Former world no.1 tennis player Novak Djokovic will be granted a visa to play at the Australian Open in January 2023, Guardian Australia newspaper and state broadcaster ABC have reported.
The Australian government is to overturn the three-year ban imposed on the unvaccinated Serbian player after his visa was cancelled in January 2022 during the COVID-19 pandemic, they reported on Tuesday.
Djokovic, who was already in Melbourne, was deported from Australia, which had strict COVID-19 protocols in place, after losing court appeals. He was chasing his 10th Australian Open title.
The government said that a COVID diagnosis did not justify his medical exemption from the rules, which clearly stated that all visitors must be vaccinated. He was barred from the country until 2025.
According to the ABC report, it had confirmed that Immigration Minister Andrew Giles had overturned that ban, allowing Djokovic to compete.
A spokesperson for Australia’s immigration ministry declined to comment on the reports.
Australian Open tournament director Craig Tiley said this month that Djokovic would be welcome in January if he could get a visa, but that Tennis Australia was unable to lobby on his behalf.
In July, the Australian government scrapped a rule that required international travellers to declare their COVID-19 vaccination status.

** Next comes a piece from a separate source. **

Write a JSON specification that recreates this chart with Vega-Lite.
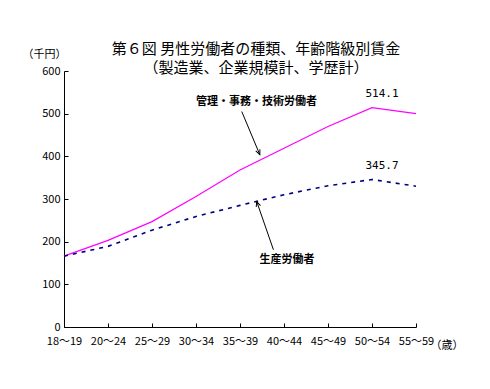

Djokovic said in October that he had received “positive signs” about the status of efforts to overturn his ban.
‘Slap in the face’
Djokovic’s three-year ban can be overturned at the discretion of Prime Minister Anthony Albanese’s centre-left government, which has taken the reins from the conservative coalition in power when the tennis star’s visa was revoked.
Opposition politician Karen Andrews, who was Home Affairs minister when Djokovic was deported, argued that he should not be given special treatment.
“It would be a slap in the face for those people in Australia who did the right thing, got vaccinated, did everything they needed to do, if all of a sudden Novak Djokovic is allowed back into the country simply because he is a high-ranking tennis player with many millions of dollars,” she told ABC radio last month.
If Djokovic does make it Down Under, he will be hoping to win and match Rafael Nadal’s record 22 Grand Slam titles.